Um passeio casual pelo centro de Viena grita Habsburgo em cada esquina e, à medida que nos adentramos nos espaços mais simbólicos, é quase palpável a sensação de que o imperador está para chegar. A Viena da República austríaca, que, à imagem da minha guia desnorteada, faz de conta que o seu passado não está intimamente ligado a uma família, na verdade vive dele e explora-o quase até à saturação. A Viena melodiosa, plúrima e aberta do princípio do século XX deu lugar a um cenário em que abundam os figurantes, mas em que faltam os actores principais. Há como que uma suspensão do tempo, um interlúdio de ausência, uma pausa vazia e poeirenta, que só pode ter sentido se for finalmente preenchida com a continuidade interrompida. Em suma, se a fotografia kitsch, de tão desfocada e retocada, der lugar ao filme em alta definição e o passado contribuir para revivificar o presente e projectar ambos para o futuro, tornando-os a todos mais autênticos.
A Áustria Habsburgo que era pluriétnica, plurilingue e multicultural - no verdadeiro sentido - deu lugar a um Estado reduzido à sua fracção alemã. Viena ainda resiste a aceitar essa condição territorial retraída e mostra a quem a visita como era e podia ter continuado a ser a capital de um império em que todos podiam caber. Depois de um último imperador que se sacrificou em favor da paz, tendo vivido os seus derradeiros e agónicos anos na Madeira, e que já foi elevado aos altares, a Áustria perdeu a oportunidade de ter como soberano o arquiduque Otto, um sábio cuja “austricidade”, profunda e plural, e o catolicismo que a animava o tornaram num dos primeiros denunciadores e principais combatentes do nazismo e num dos maiores promotores da unidade europeia. Depois de uma vida de serviço, em que foi quase tudo, Otto de Habsburgo repousa ao lado dos seus, na cripta dos Capuchinhos, mas doou o seu coração ao mosteiro húngaro de Pannonhalma. Mesmo na morte, a ideia da monarquia dual - KuK – recusa-se a desaparecer.

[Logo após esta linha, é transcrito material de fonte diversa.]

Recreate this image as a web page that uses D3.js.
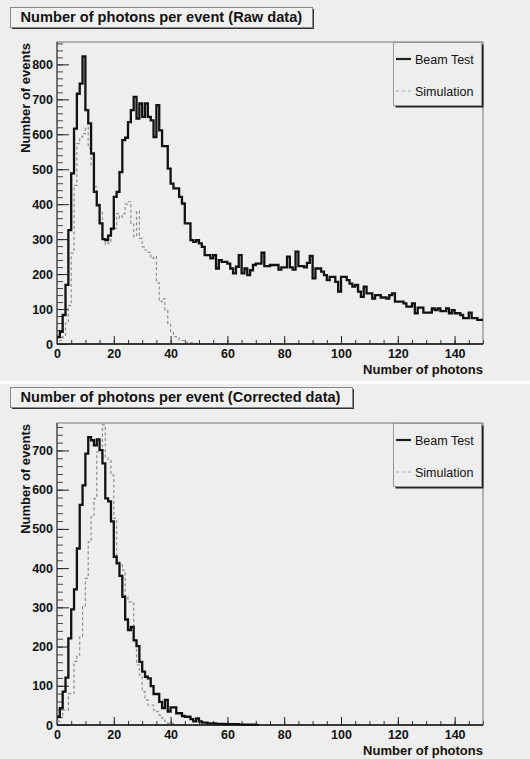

O leitor poderá perguntar-se a que se deve esta digressão por filmes cómicos e outras repúblicas infelizes se temos a nossa própria tragicomédia republicana. Na verdade, é idêntica a sensação de desolação, de ausência e de pausa, que perpassa os nossos espaços públicos, desabituados que estão a serem vividos para serem apenas frequentados, em particular aqueles em que são evocadas as figuras dos monarcas e em que a sua falta mais se faz sentir. A resposta é que pretendia preparar uma pergunta. Uma pergunta a que os portugueses deveriam ser capazes de responder: «O que é que os nossos reis fizeram por nós?».
A resposta é simples. Está espalhada nas cidades, vilas e aldeias, lugares e caminhos, está esculpida nas pedras, está inscrita nos costumes, está alinhada nas rimas, está misturada nos sabores, está implantada nas melodias, está assinalada nos ritos, está delimitada nas fronteiras conquistadas, está embebida no mar que não acaba, está enraizada nos corações e é sementeira de futuro. Aquilo que os nossos reis fizeram por nós foi um país e aquilo que, em conjunto, nos demos mutuamente foi uma pátria que, sendo nação, é aberta ao mundo.
Os nossos reis confundem-se de tal modo com a nossa essência que, três repúblicas depois, não somos capazes de prescindir da sua principal marca heráldica como forma de nos identificarmos colectivamente. Onde estiverem as quinas, aí estará um português. A pergunta que sobra é portanto esta «O que é que devemos fazer pelos nossos reis?»